3 - Looking Inside Large Language Models

Qianqian included in Hands-on Large Language Models

2025-09-09 About 700 words 4 minutes

Contents

An Overview of Transformer Models

The Components of the Forward Pass

Tokenizer: breaks down text into a sequence of token IDs that becomes the input to the model
Transformer blocks: processes the input with the vector representations (embeddings) associated with each of the input token
Language modeling (LM) head: translate output into probability scores on what the most likely next token is. Done with a simple neural network layer

Fig.The tokenizer, transformer, and LM head components of the forward pass.

Choosing a Single Token from the Probability Distribution (Sampling/Decoding)

Greedy decoding: always pick the token with highest probability score - usually tend NOT to lead to the best outputs for most use cases
Sampling: add some randomness and sample from the probability distribution based on the probability score

Parallel Token Processing and Context Size

Parallel token: The tokenizer will break down the text into tokens, and each token flows through its own computation path.

Context size: the limit of how many tokens the transformer model can process at once.

Speeding Up Generation by Caching Keys and Values

Keys and values cache: Cache the results of the previous calculation (esp. the specific vectors in the attention mechanism), so we don’t need to repeat the calculations of the previous streams when generating the next token, and only need to calculate the last stream.

Inside the Transformer Block

A transformer block has two successive components:

The attention layer: incorporate relevant info from other input tokens and positions
- Attention is a mechanism that helps the model incorporate context as it’s processing a specific token.
- Two steps in the attention mechanism:
  - Relevance scoring of the previous input tokens to the current token
  - Information combination of the various positions into a single output vector
- The above attention mechanism is duplicated and executed multiple times in parallel in attention head to increase the model capacity to model complex patterns that require paying attention to different patterns at once.
- The training process produces 3 projection matrices that produce the components that interact in this calculation: query, key, and value. (Qianqian: More details about this will be discussed in later blogs on attention).

MultipleTimesOfTheAttentionMechanism — Fig.Doing attention multiple times in parallel with the relevance scoring and info combination steps.

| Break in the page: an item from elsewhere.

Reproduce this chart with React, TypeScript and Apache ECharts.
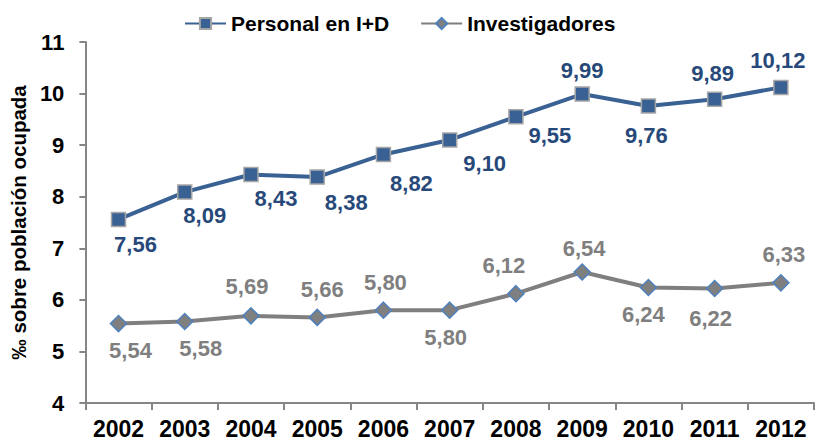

The feedforward layer: the majority of the model processing capacity
- Intuition of feedforward NN: if we pass the simple input “The Shawshank” to the model, it is expected to generate “Redemption” as the most probable next word.
- During the training process, it learned and stored the info and behaviors that make it succeed at this task.
- In can both memorize and interpolate between data points and more complext patterns to be able to generalize on inputs it hadn’t seen before.

Recent Improvements to the Transformer Architecture

How to improve and create better models:

Train on larger datasets
Optimizations for the training process and learning reates to use
The architecture improvements
…

More Efficient Attention

Local/sparse attention: limit the contexxt of previous tokens that the model can attend to
Multi-query and group-query attention: share the keys and values matrices between all the heads (multi-query) or between the original multi-head and multi-query method to use different groups of keys and values (group-query) to improve inference scalability of larger models by reducing the size of the matrics involved
Flash attention: optimize what values are loaded and moved between a GPU shared memory and high bandwidth memory

Improvement on Other Parts of The Transformer Block

OriginalTransformerPaperArchitecture — Fig.The original Transformer model architecture (reference: https://arxiv.org/pdf/1706.03762).

Other than the attention layer and feedforward neural network, the transformer block also has add and normalize as seen in the transformer block diagram from the original transformer paper. Improvements were made as follows:

Normalization can happen before attention and feedfoward layers to reduce the training time.
Can use RMSNorm, a simpler and more effieicnet way than LayerNorm in the original paper.
Newer activation function variants such as SwiGLU than the ReLU activation function in the original paper.

Positional Embeddings (RoPE)

Use rotary positional embeddings instead of the absolte ones to encode positional info ina way that captures absolute and relative token position info.